When we use alternates, how does this interact with object pools? Does the object pool also offload data to secondary storage? Does the object pool member? In the most complex case this means that a single repository has four different object databases, which may increase complexity.
For the sake of not adding too much complexity, we could decide that object pools will not offload their blobs. Instead, we can design housekeeping to offload blobs from the repository before deduplicating with the object pool. Theoretically, this means that offloaded blobs will not end up in the object pool.
How will this mechanism interact with Raft and the write-ahead log?
The WAL uses hard-links and copy-free moves, to avoid slow copy operations. But that does not work across different file systems. At some point repacks and such will likely also go through the log. Transferring data between file systems can lead to delays in transaction processing.
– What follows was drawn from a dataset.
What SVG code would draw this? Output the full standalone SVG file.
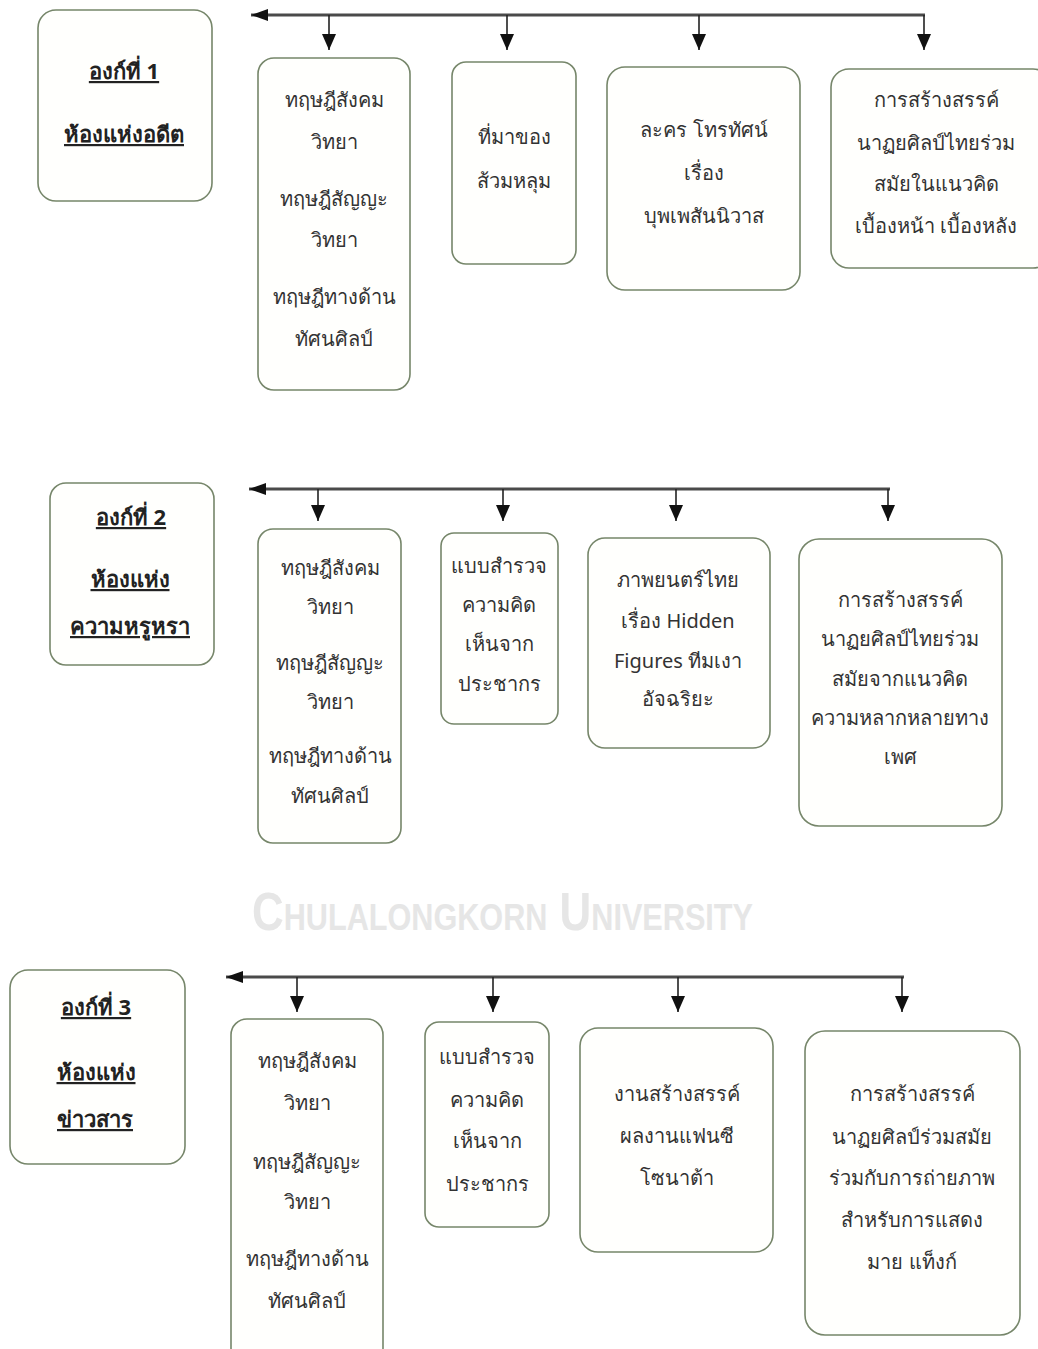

Ideally we keep the use of an alternate internal to the node and not have to leak this complexity to the rest of the cluster. This is a challenge, given we have to consider available space when making placement decisions. It’s possible to keep this internal by only showing the lower capacity of the two storages, but that could also lead to inefficient storage use.
The fact that we are adding another object pool to the mix adds complexity to the system, and especially with repository replication since we are adding yet another place to replicate data to.
The cost of the different storage types might change over time. To anticipate for this, it should be easy to adapt to such changes.
Having some blobs on a separate storage device adds one more failure scenario where the device hosting the large blobs may fail.
Instead of placing Git data onto cheaper storage, the Rails application could choose to move a project in its entirety to a mounted HDD drive.
Giving these machines with cheaper storage extra RAM might help to deal with the slow read/write speeds due to the use of page cache. It’s not sure though this will turn out to be cheaper overall.